Cuando al sustantivo pobreza se le añade el adjetivo severa es como cuando se le pone de coletilla a una enfermedad. Si se le añade el adjetivo extrema, la enfermedad es terminal. Desde el comienzo de la pandemia, la pobreza extrema se ha disparado en el Estado español. Significa que cada vez más personas a nuestro alrededor están a punto de morir. Su corazón seguirá latiendo, se mantendrán sus constantes vitales, todos los órgano funcionarán, acaso se les vaya un poco la cabeza. Son personas que con la Covid han empeorado, aunque su virus sea otro: lo que les mata es la pobreza. El coronavirus ha vuelto severa una enfermedad que ya se padecía, ha llevado al extremo el sufrimiento de un mal que ya existía. Un mal social y, por tanto, político.

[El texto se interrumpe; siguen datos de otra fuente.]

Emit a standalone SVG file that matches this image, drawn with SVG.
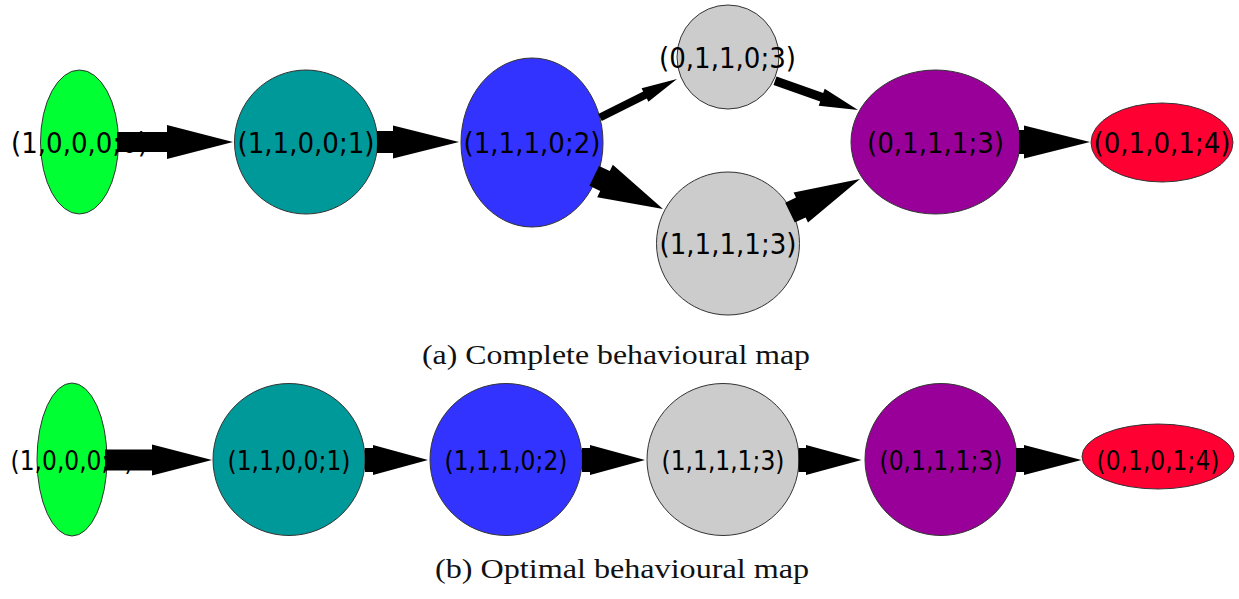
<svg xmlns="http://www.w3.org/2000/svg" width="1239" height="599" viewBox="0 0 1239 599">
<style>
.n{stroke:#333;stroke-width:1}
.lt{font-family:'DejaVu Sans Condensed','DejaVu Sans',sans-serif;font-stretch:condensed;font-size:29px;text-anchor:middle;fill:#000}
.lb{font-family:'DejaVu Sans Condensed','DejaVu Sans',sans-serif;font-stretch:condensed;font-size:26px;text-anchor:middle;fill:#000}
.cap{font-family:'Liberation Serif',serif;font-size:28px;fill:#111}
.e{fill:#000;stroke:none}
</style>
<rect width="1239" height="599" fill="#fff"/>
<g id="top-nodes">
<g id="a-1000"><ellipse class="n" cx="79.5" cy="142" rx="39" ry="72" fill="#00ff33"/><text class="lt" x="79.5" y="152.5">(1,0,0,0;0)</text></g>
<g id="a-1100"><ellipse class="n" cx="306" cy="142" rx="71.5" ry="72" fill="#009999"/><text class="lt" x="306" y="152.5">(1,1,0,0;1)</text></g>
<g id="a-1110"><ellipse class="n" cx="532" cy="142.5" rx="71" ry="84.5" fill="#3333ff"/><text class="lt" x="532" y="152.5">(1,1,1,0;2)</text></g>
<g id="a-0110"><ellipse class="n" cx="728" cy="57" rx="51" ry="52" fill="#cccccc"/><text class="lt" x="727.5" y="67.5">(0,1,1,0;3)</text></g>
<g id="a-1111"><ellipse class="n" cx="728" cy="243.5" rx="71.5" ry="71.5" fill="#cccccc"/><text class="lt" x="728" y="253.5">(1,1,1,1;3)</text></g>
<g id="a-0111"><ellipse class="n" cx="935.5" cy="142" rx="84.5" ry="72" fill="#990099"/><text class="lt" x="935.5" y="152.5">(0,1,1,1;3)</text></g>
<g id="a-0101"><ellipse class="n" cx="1162" cy="142.5" rx="71" ry="39.5" fill="#ff0033"/><text class="lt" x="1162" y="152.5">(0,1,0,1;4)</text></g>
</g>
<g id="bottom-nodes">
<g id="b-1000"><ellipse class="n" cx="72" cy="459.5" rx="35" ry="76.5" fill="#00ff33"/><text class="lb" x="72" y="469.5">(1,0,0,0;0)</text></g>
<g id="b-1100"><circle class="n" cx="289" cy="459.5" r="76" fill="#009999"/><text class="lb" x="289" y="469.5">(1,1,0,0;1)</text></g>
<g id="b-1110"><circle class="n" cx="506" cy="459.5" r="76" fill="#3333ff"/><text class="lb" x="506" y="469.5">(1,1,1,0;2)</text></g>
<g id="b-1111"><circle class="n" cx="723" cy="459.5" r="76" fill="#cccccc"/><text class="lb" x="723" y="469.5">(1,1,1,1;3)</text></g>
<g id="b-0111"><circle class="n" cx="941" cy="459.5" r="76" fill="#990099"/><text class="lb" x="941" y="469.5">(0,1,1,1;3)</text></g>
<g id="b-0101"><ellipse class="n" cx="1158" cy="456.5" rx="76" ry="32.5" fill="#ff0033"/><text class="lb" x="1158" y="469.5">(0,1,0,1;4)</text></g>
</g>
<g id="connectors">
<polygon class="e" points="117,132 167,132 167,125 233,142 167,159 167,152 117,152"/>
<polygon class="e" points="377,131 393,131 393,125.5 459,142 393,158.5 393,153 377,153"/>
<polygon class="e" points="601.8,121.1 646.8,98.6 648.4,101.7 677,79 641.6,88.3 643.2,91.4 598.2,113.9"/>
<polygon class="e" points="773.5,85 820.2,101.4 818.7,105.7 858,110 824.7,88.7 823.2,93 776.5,76.6"/>
<polygon class="e" points="589.4,185.7 600.2,190.9 597.2,197.2 663,209 612.8,164.8 609.8,171.1 599,165.9"/>
<polygon class="e" points="794.8,222.6 805.6,217.4 808,222.4 860,179 793.6,192.6 796,197.6 785.2,202.8"/>
<polygon class="e" points="1019,130 1024,130 1024,125.5 1090,142 1024,158.5 1024,154 1019,154"/>
<polygon class="e" points="105,449.5 152,449.5 152,444.5 212,460 152,475.5 152,470.5 105,470.5"/>
<polygon class="e" points="365,448 373,448 373,445 428,460 373,475 373,472 365,472"/>
<polygon class="e" points="582,448 590,448 590,445 645,460 590,475 590,472 582,472"/>
<polygon class="e" points="798.5,448 806,448 806,445 861.5,460 806,475 806,472 798.5,472"/>
<polygon class="e" points="1016,448 1024,448 1024,445 1081.5,460 1024,475 1024,472 1016,472"/>
</g>
<g id="captions">
<text class="cap" x="422" y="364" textLength="388" lengthAdjust="spacingAndGlyphs">(a) Complete behavioural map</text>
<text class="cap" x="435" y="578" textLength="374" lengthAdjust="spacingAndGlyphs">(b) Optimal behavioural map</text>
</g>
</svg>
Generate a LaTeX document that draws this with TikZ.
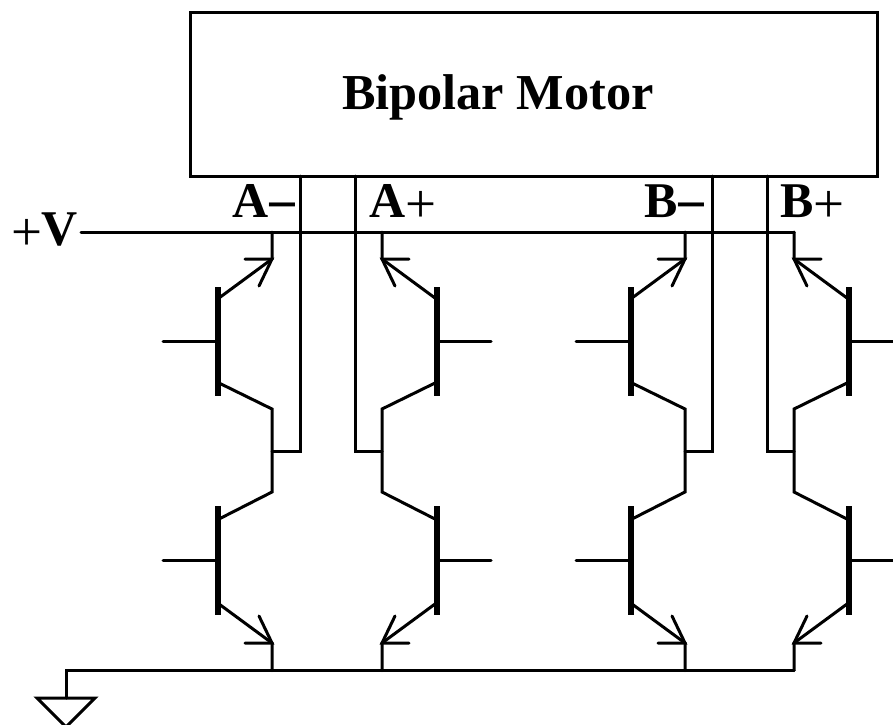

En el último año, las colas del hambre han crecido de manera exponencial. A ellas se han sumado personas que nunca habrían sospechado que acabarían ahí, pidiendo la ayuda más básica, recibiendo un paquete de arroz. Según el informe que ha publicado Oxfam, las 790.000 personas contagiadas de severidad hacen que la cifra, extrema, de esa pobreza sea de 5,1 millones. Toca digerir estas cifras. Suerte si al menos digerimos con coherencia, es decir, con el estómago lleno. A todas esas personas a punto, en sentido quizá no tan figurado, de morir hay que sumar los 10,9 millones de personas que se encuentran en situación de pobreza relativa, es decir, que ganan alrededor de 700 euros al mes. Hagan cuentas, señores.
Es cierto que en las colas del hambre esperan ahora personas, como pequeños comerciantes, que nunca habrían pensado que pudieran contagiarse de la pandemia de la pobreza, gente que ha enfermado, que se ha empobrecido. Pero la verdad es que ricos no se ven en esas colas. Ni ricos, ni empresarios del IBEX, ni princesas, ni reyes. La mayoría son personas que ya estaban inoculadas de precariedad, infectadas de paro prolongado, personas que estaban en el grupo de riesgo de la exclusión, en la cuerda floja de un insano sistema de desigualdad. No es de extrañar que la mayoría sean mujeres y migrantes: ante la enfermedad de la pobreza, ser mujer y migrante debilita el sistema inmunitario. Tanto, que las ONG han empezado a proporcionar compresas y tampones a las mujeres que sufren pobreza menstrual, algo de lo que ni se habla ni hay datos, como ha contado la periodista Paka Díaz en este artículo, de obligada lectura para entender hasta qué punto se feminiza la pobreza.
Desde un punto de vista político, la más preocupante paradoja es que la colas del hambre lleguen a ser caladeros del populismo ultraderechista. Ya les están sacando partido Ayuso y Almeida y Monasterio. Siempre han pescado los fascismos y sus acompañantes en el pozo sin agua que es la desesperación de los pobres. En eso debiera volcar todos sus esfuerzos una izquierda que se quiera coherente, una izquierda cuya única bandera sea la justicia social. No en los movimientos unilaterales de unos, en las declaraciones burdas de otras, en los rencores intestinos, en el abono unánime de la decepción. En la pobreza política. En Madrid, donde las aguas de todos los pozos están peligrosamente revueltas, donde ni siquiera se han aprobado nuevos presupuestos desde 2018, habría que haber negociado una candidatura unitaria de izquierdas para concurrir a las próximas elecciones. Sí. Porque lo que más debe importar no es otra cosa que las colas del hambre, el virus del empobrecimiento, la pobreza menstrual, la pobreza infantil, la pobreza sobrevenida, la pobreza severa, la pobreza extrema. Una formación política de izquierdas no ha de tener otra prioridad. Que se hubieran apañado los unos y las otras. Complicado, sí, después de haberte tirado todos los trastos a la cabeza. Pero más complicado es no tener nada a lo que poder echar mano. Más complicado, mucho más, si no se intenta evitar por todos los medios al alcance, que llegue a gobernar la ultraderecha. Es tarde para aquello, qué pobreza. Solo nos queda que no quede en casa un solo voto de izquierdas, un voto de emergencia antifascista. Y trabajar, después, las unas y los otros, apañarse, contra el auténtico enemigo común: el que no solo alimenta la pobreza severa con sus políticas de injusticia social, sino que trae consigo la enfermedad extrema de la pobreza moral.